March 2014 | By Joel Spolsky, CEO, Stack Exchange and Stack Overflow

Imagine, if you will, a course with 10 obstacles. A bunch of runners stand at the beginning. There’s a two-story wall you have to jump over, there’s some kind of rope bridge, snakes on a plane, whatever.

For simplicity, assume that each obstacle successfully stops 50% of the runners. So if 12 runners start out, after the very first obstacle, six of them will somehow find themselves defeated. You will see them piled in a heap at the bottom of the two-story wall.

The remaining six will move on to the rope bridge, where three will fall through the ropes in a humorous way, eventually finding themselves dangling by one foot in the air, with all kinds of silly things falling out of their pockets. Keys, wallets, coins etc.

Nobody, really, will make it past all 10 obstacles. In fact, if you want to get just one person to pass all ten, you are going to have to start out with 210 runners on the start line. That’s 1,024 runners.

The process of hiring great technical talent is an elimination course. A lot of people have never heard of your company. A lot of the people who are left don’t know that you’re hiring. Others live in the wrong city. Still others don’t have the right visas. Others send in the resume but John, who reads them all, tends to throw away the resumes from schools who beat him when he was on the football team at Columbia. Still others came in for the interview and bombed. Of the remainder, some were pretty good but had other job offers. Those who didn’t have other job offers were so distressed by the peeling, gray paint on the walls and the nasty fluorescent lighting that they stayed at their current job. And a few who didn’t mind the cubicles decided that they really didn’t want to program bunker-buster bombs for a living. Not that there’s anything wrong with bunker-buster bombs; it just wasn’t for them. 

This obstacle-course reality of hiring sounds depressing. It really does. Does it mean we have to start with 3,000 candidates to hire three programmers?

But there’s a silver lining, if you will: a bright side to all this meandering mathematical moroseness. And that is this: if you can eliminate one obstacle — just one! — you can double the number of people you hire. Eliminate two obstacles, and you quadruple the number that make it past the remaining obstacles. And so on, and so forth.

But there is no silver bullet. There is no magical single thing you can do to solve all your hiring problems and get great developers working for you tomorrow. What you have to do is look at the whole process as an obstacle course and start to think about how to eliminate as many obstacles as possible. Work on all of them, because they’re all equally important.

If your title is “technical recruiter” or something in Human Resources, you might notice a small problem beginning to emerge. In fact, if your title is anything other than “Lord High Supreme Ruler, Commander of the Empire and Queen of All Bees,” you might have this problem: sometimes the obstacles to recruiting are not your fault and they’re not under your control.

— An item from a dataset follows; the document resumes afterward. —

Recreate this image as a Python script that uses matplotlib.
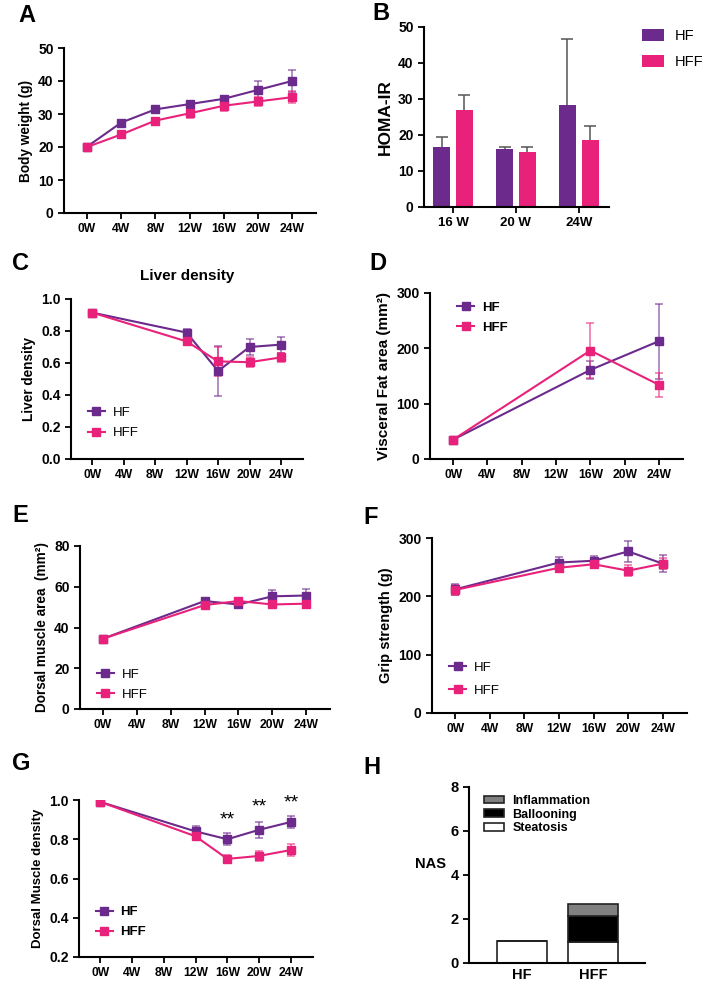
import matplotlib
matplotlib.use('Agg')
import matplotlib.pyplot as plt
from matplotlib.lines import Line2D

plt.rcParams['font.family'] = ['Liberation Sans', 'DejaVu Sans']
plt.rcParams['font.weight'] = 'bold'
plt.rcParams['axes.labelweight'] = 'bold'

# 颜色
purple = '#6b2a8c'
pink = '#e8217a'

# 时间轴
weeks = [0, 4, 8, 12, 16, 20, 24]
week_labels = ['0W', '4W', '8W', '12W', '16W', '20W', '24W']

# A 体重
bw_hf = [20.1, 27.4, 31.4, 33.0, 34.6, 37.3, 40.0]
bw_hf_err = [0.8, 0.6, 0.6, 0.9, 0.8, 2.7, 3.3]
bw_hff = [20.0, 23.8, 28.0, 30.2, 32.5, 33.8, 35.1]
bw_hff_err = [0.5, 0.5, 0.6, 1.3, 1.6, 1.5, 1.9]

# B HOMA-IR
homa_groups = ['16 W', '20 W', '24W']
homa_hf = [16.7, 16.2, 28.2]
homa_hf_err = [2.8, 0.6, 18.6]
homa_hff = [26.9, 15.3, 18.5]
homa_hff_err = [4.2, 1.5, 4.0]

# C 肝脏密度
lv_weeks = [0, 12, 16, 20, 24]
lv_hf = [0.915, 0.79, 0.55, 0.70, 0.715]
lv_hf_err = [0.005, 0.02, 0.155, 0.05, 0.05]
lv_hff = [0.915, 0.735, 0.61, 0.605, 0.635]
lv_hff_err = [0.005, 0.01, 0.09, 0.03, 0.03]

# D 内脏脂肪面积
vf_weeks = [0, 16, 24]
vf_hf = [35, 161, 213]
vf_hf_err = [3, 17, 68]
vf_hff = [35, 196, 134]
vf_hff_err = [3, 49, 22]

# E 背部肌肉面积
dm_weeks = [0, 12, 16, 20, 24]
dm_hf = [34.5, 53.0, 51.3, 55.3, 55.7]
dm_hf_err = [0.8, 1.2, 1.3, 3.0, 3.0]
dm_hff = [34.5, 51.0, 53.0, 51.3, 51.7]
dm_hff_err = [0.8, 1.0, 1.0, 1.0, 1.0]

# F 握力
gs_weeks = [0, 12, 16, 20, 24]
gs_hf = [212, 258, 261, 277, 256]
gs_hf_err = [9, 10, 8, 18, 15]
gs_hff = [211, 249, 255, 244, 256]
gs_hff_err = [8, 6, 6, 9, 9]

# G 背部肌肉密度
md_weeks = [0, 12, 16, 20, 24]
md_hf = [0.99, 0.84, 0.80, 0.848, 0.888]
md_hf_err = [0.005, 0.025, 0.03, 0.04, 0.03]
md_hff = [0.99, 0.815, 0.70, 0.715, 0.745]
md_hff_err = [0.005, 0.01, 0.02, 0.025, 0.03]
star_weeks = [16, 20, 24]
star_y = [0.90, 0.965, 0.985]

# H NAS
nas_groups = ['HF', 'HFF']
nas_steatosis = [1.0, 0.97]
nas_ballooning = [0.0, 1.16]
nas_inflammation = [0.0, 0.57]

W, H = 709, 985
fig = plt.figure(figsize=(W / 100, H / 100), dpi=100)


def make_ax(l, r, t, b):
    ax = fig.add_axes([l / W, 1 - b / H, (r - l) / W, (b - t) / H])
    for s in ['top', 'right']:
        ax.spines[s].set_visible(False)
    for s in ['left', 'bottom']:
        ax.spines[s].set_linewidth(1.5)
    ax.tick_params(width=1.3, length=4, direction='out')
    ax.tick_params(axis='x', labelsize=8.7)
    ax.tick_params(axis='y', labelsize=10)
    return ax


def line_panel(ax, x, hf, hf_err, hff, hff_err, ylim, yticks, ylabel, lsize=9.8):
    ax.errorbar(x, hf, yerr=hf_err, color=purple, lw=1.5, marker='s', ms=5.5,
                capsize=3, elinewidth=1.1, capthick=1.1, ecolor=purple + 'aa', label='HF')
    ax.errorbar(x, hff, yerr=hff_err, color=pink, lw=1.5, marker='s', ms=5.5,
                capsize=3, elinewidth=1.1, capthick=1.1, ecolor=pink + 'aa', label='HFF')
    ax.set_xlim(-2.7, 26.8)
    ax.set_xticks(weeks)
    ax.set_xticklabels(week_labels)
    ax.set_ylim(ylim)
    ax.set_yticks(yticks)
    ax.set_ylabel(ylabel, fontsize=lsize)


def line_legend(ax, x, y, bold, spacing=0.6):
    handles = [Line2D([], [], color=purple, lw=1.5, marker='s', ms=5.5),
               Line2D([], [], color=pink, lw=1.5, marker='s', ms=5.5)]
    ax.legend(handles, ['HF', 'HFF'], loc='upper left', bbox_to_anchor=(x, y),
              frameon=False, handlelength=1.3, handletextpad=0.6, labelspacing=spacing,
              prop={'size': 9.5, 'weight': 'bold' if bold else 'normal'})


# A
axA = make_ax(64, 316, 48, 213)
line_panel(axA, weeks, bw_hf, bw_hf_err, bw_hff, bw_hff_err, (0, 50), range(0, 51, 10), 'Body weight (g)')

# B
axB = make_ax(424, 609, 27, 207)
xb = range(len(homa_groups))
axB.bar([i - 0.18 for i in xb], homa_hf, width=0.27, color=purple, label='HF')
axB.bar([i + 0.18 for i in xb], homa_hff, width=0.27, color=pink, label='HFF')
for off, vals, errs in [(-0.18, homa_hf, homa_hf_err), (0.18, homa_hff, homa_hff_err)]:
    eb = axB.errorbar([i + off for i in xb], vals, yerr=[[0] * 3, errs], fmt='none',
                      ecolor='#555555', elinewidth=1.1, capsize=4, capthick=1.1)
    eb[1][0].set_visible(False)
axB.set_xlim(-0.46, 2.48)
axB.set_xticks(list(xb))
axB.set_xticklabels(homa_groups, fontsize=9.5)
axB.set_ylim(0, 50)
axB.set_yticks(range(0, 51, 10))
axB.set_ylabel('HOMA-IR', fontsize=12.5)
axB.legend(loc='upper left', bbox_to_anchor=(1.11, 1.06), frameon=False,
           handlelength=1.5, handleheight=0.9, handletextpad=0.7, labelspacing=0.8,
           prop={'size': 10.5, 'weight': 'normal'})

# C
axC = make_ax(71, 303, 299, 459)
line_panel(axC, lv_weeks, lv_hf, lv_hf_err, lv_hff, lv_hff_err, (0, 1.0),
           [0.0, 0.2, 0.4, 0.6, 0.8, 1.0], 'Liver density')
axC.yaxis.set_major_formatter(plt.FormatStrFormatter('%.1f'))
axC.set_title('Liver density', fontsize=11, fontweight='bold', pad=14)
line_legend(axC, 0.02, 0.4, False)

# D
axD = make_ax(430, 683, 293, 459)
line_panel(axD, vf_weeks, vf_hf, vf_hf_err, vf_hff, vf_hff_err, (0, 300),
           [0, 100, 200, 300], 'Visceral Fat area (mm²)', lsize=11)
line_legend(axD, 0.06, 1.02, True)

# E
axE = make_ax(80, 330, 546, 709)
line_panel(axE, dm_weeks, dm_hf, dm_hf_err, dm_hff, dm_hff_err, (0, 80),
           range(0, 81, 20), 'Dorsal muscle area  (mm²)')
line_legend(axE, 0.02, 0.32, False)

# F
axF = make_ax(432, 687, 538, 713)
line_panel(axF, gs_weeks, gs_hf, gs_hf_err, gs_hff, gs_hff_err, (0, 300),
           [0, 100, 200, 300], 'Grip strength (g)', lsize=10.5)
line_legend(axF, 0.02, 0.36, False, spacing=0.8)

# G
axG = make_ax(79, 313, 800, 957)
line_panel(axG, md_weeks, md_hf, md_hf_err, md_hff, md_hff_err, (0.2, 1.0),
           [0.2, 0.4, 0.6, 0.8, 1.0], 'Dorsal Muscle density', lsize=9.5)
axG.yaxis.set_major_formatter(plt.FormatStrFormatter('%.1f'))
for xs, ys in zip(star_weeks, star_y):
    axG.text(xs, ys, '**', ha='center', va='center', fontsize=14, fontweight='normal')
line_legend(axG, 0.02, 0.4, True)

# H
axH = make_ax(469, 645, 787, 963)
xh = range(len(nas_groups))
bot2 = nas_steatosis
bot3 = [a + b for a, b in zip(nas_steatosis, nas_ballooning)]
axH.bar(xh, nas_steatosis, width=0.7, color='white', edgecolor='#222222', lw=1.2, label='Steatosis')
axH.bar(xh, nas_ballooning, width=0.7, bottom=bot2, color='black', edgecolor='#222222', lw=1.2, label='Ballooning')
axH.bar(xh, nas_inflammation, width=0.7, bottom=bot3, color='#808080', edgecolor='#222222', lw=1.2, label='Inflammation')
axH.set_xlim(-0.75, 1.73)
axH.set_xticks(list(xh))
axH.set_xticklabels(nas_groups, fontsize=10.5)
axH.tick_params(axis='x', length=0)
axH.set_ylim(0, 8)
axH.set_yticks(range(0, 9, 2))
axH.tick_params(axis='y', labelsize=10.5)
axH.set_ylabel('NAS', rotation=0, fontsize=10.5, ha='center', va='center')
axH.yaxis.set_label_coords(-0.22, 0.56)
hh, ll = axH.get_legend_handles_labels()
axH.legend(hh[::-1], ll[::-1], loc='upper left', bbox_to_anchor=(0.02, 1.02), frameon=False,
           handlelength=1.6, handleheight=0.55, handletextpad=0.7, labelspacing=0.15,
           prop={'size': 9, 'weight': 'bold'})

# 面板字母
for lbl, x, y in [('A', 18, 15), ('B', 372, 13), ('C', 12, 263), ('D', 369, 263),
                  ('E', 12, 515), ('F', 363, 518), ('G', 12, 763), ('H', 363, 768)]:
    fig.text(x / W, 1 - y / H, lbl, fontsize=17, fontweight='bold', ha='left', va='center')

fig.savefig('out.png', dpi=100)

If people don’t want to work for your company because they’d be working in a loud, dark, windowless room with cubicles, flickering lighting, old ratty carpets, and a distinct smell of mildew, well, that’s a facilities problem, not a recruiting problem, right? Sorry, I know it’s not your fault, but it is your problem. A lot of the things I’m going to be talking about that you need to do to recruit great developers are outside of the scope of the normal recruiter. Heck, many of them are things that even the CEO can’t control.

All is not lost. You should at least have an awareness of what these issues are, so you know what to lobby for. If you’re having trouble recruiting because the office space is awful, well, even though it’s not traditionally a recruiter’s job, you’re going to have to inject yourself forcefully into the next office planning session. If the company is located in a place that doesn’t attract bright college graduates, that’s something to talk to your CEO about the next time he yells at you for not filling those openings. In the meantime, you can work on the other parts of the obstacle course that are under your control, and you should still see positive results.

And I hope it will help you make your organisation a great place to work, and by doing so, increase, in some small way, the amount of happiness in the world.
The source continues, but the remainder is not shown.